Connecticut Dispute Ends with Handcuffed Firefighter

April 3, 2009

NEW HAVEN — Fire Department Lt. Filipe Cordero started out to help a woman apparently overdosing on drugs, but instead ended up in handcuffs in the back seat of a police car.

Details of what happened Wednesday might be in dispute, but the end result is not, and Thursday the chiefs from the Police and Fire departments launched a joint Internal Affairs investigation into the matter.

“Sometimes at the scene, things become very tense as each side has to do their job,” said city spokeswoman Jessica Mayorga, who confirmed the firefighter was briefly handcuffed and detained. “We’re going to take a thorough look at what happened … and if something needs to be corrected, we’ll find that out through the investigation.”

Cordero ultimately was released and finished his shift. He was not charged.

But what occurred and how it escalated to a point that a police officer cuffed a ranking fire officer is muddied by different accounts circulating through the departments.

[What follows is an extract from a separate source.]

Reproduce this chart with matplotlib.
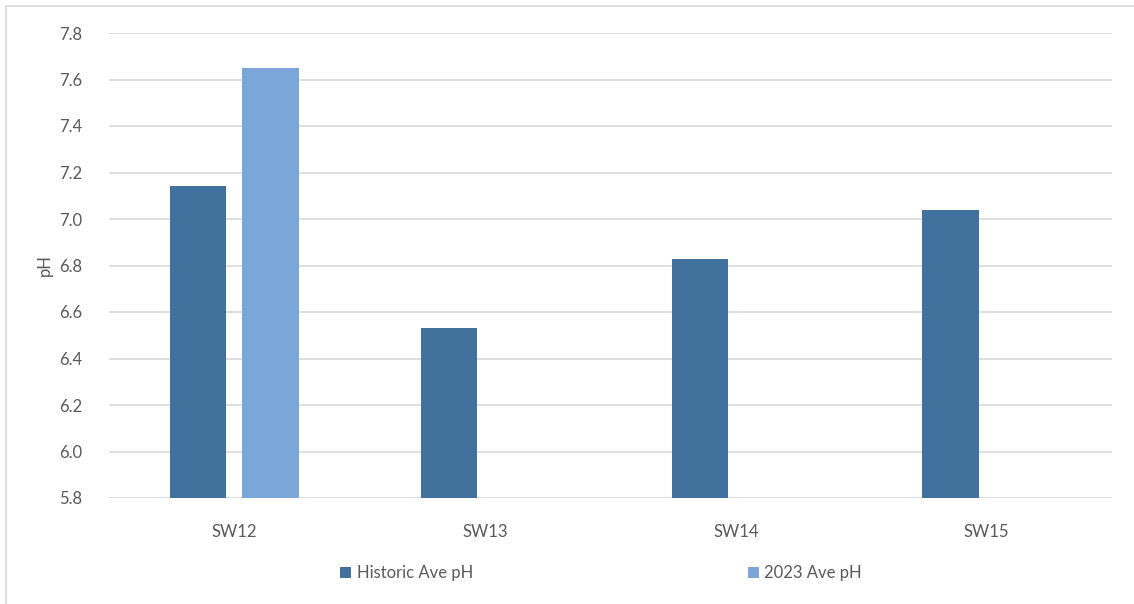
import numpy as np
import matplotlib
matplotlib.use("Agg")
import matplotlib.pyplot as plt
from matplotlib.patches import Rectangle

sites = ["SW12", "SW13", "SW14", "SW15"]
historic_ph = [7.14, 6.53, 6.83, 7.04]
ph_2023 = [7.65, np.nan, np.nan, np.nan]
y_ticks = [5.8, 6.0, 6.2, 6.4, 6.6, 6.8, 7.0, 7.2, 7.4, 7.6, 7.8]

plt.rcParams["font.family"] = ["Lato", "DejaVu Sans"]
text_grey = "#595959"
fs = 12

fig = plt.figure(figsize=(11.34, 6.04), dpi=100)
ax = fig.add_axes([109 / 1134, 1 - 498 / 604, (1112 - 109) / 1134, (498 - 33) / 604])

x = np.arange(len(sites))
w = 0.224
off = 0.144
base = 5.8
ax.bar(x - off, np.array(historic_ph) - base, w, bottom=base,
       color="#41719C", label="Historic Ave pH", zorder=3)
ax.bar(x + off, np.array(ph_2023) - base, w, bottom=base,
       color="#7BA7D8", label="2023 Ave pH", zorder=3)

ax.set_xlim(-0.5, len(sites) - 0.5)
ax.set_ylim(5.8, 7.8)
ax.set_yticks(y_ticks)
ax.set_yticklabels([f"{v:.1f}" for v in y_ticks])
ax.set_xticks(x)
ax.set_xticklabels(sites)
ax.tick_params(axis="both", length=0, labelsize=fs, colors=text_grey)
ax.tick_params(axis="y", pad=19)
ax.tick_params(axis="x", pad=19)
ax.grid(axis="y", color="#D9D9D9", linewidth=1.2, zorder=0)
for s in ax.spines.values():
    s.set_visible(False)
ax.set_ylabel("pH", fontsize=fs, color=text_grey, labelpad=5)

leg = fig.legend(loc="center", bbox_to_anchor=(601 / 1134, 1 - 573 / 604), ncol=2,
                 frameon=False, fontsize=fs, handlelength=0.65, handleheight=0.65,
                 handletextpad=0.35, columnspacing=16.5)
for t in leg.get_texts():
    t.set_color(text_grey)

fig.patches.append(Rectangle((6 / 1134, -0.05), 1.2, 1.05 - 6 / 604,
                             transform=fig.transFigure, fill=False,
                             edgecolor="#D9D9D9", linewidth=1.2))

fig.savefig("out.png", dpi=100)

The incident occurred on Dover Street in Fair Haven Wednesday evening. Firefighters from the Lombard Fire Station responded to a reported drug overdose just before 5 p.m. and found a female from North Haven slumped in a car. Firefighters convinced her to go to the hospital.

Police, meanwhile, arrived at the scene. Problems apparently started when Cordero took issue with how one officer, Newt Anderson, was treating the woman, and how officers were searching the vehicle. The situation then escalated into a dispute about who was in charge of the scene.

Anderson allegedly told the woman to “go back to North Haven to smoke your crack,” or words to that effect, according to a firefighter familiar with the situation.

“The lieutenant went over to him (Anderson) and asked him if he could calm down and relax because he was creating a situation. They were trying to get this woman to calm down and go to the hospital. It was getting her upset because this cop was kind of berating her,” the firefighter said, asking not to be identified. “That’s when the officer said, ‘Back off, I’m in charge.’ The next thing you know, he grabbed (Cordero) and pushed his arm around and put him in handcuffs.”

Police Department officials, however, said Cordero was the aggressor, and Anderson handcuffed him only after Cordero “got in his face” and refused to back off.

As for Anderson’s interaction with the woman, one police supervisor officer said he didn’t see the comments as unreasonable or offensive “and I think the public would agree.”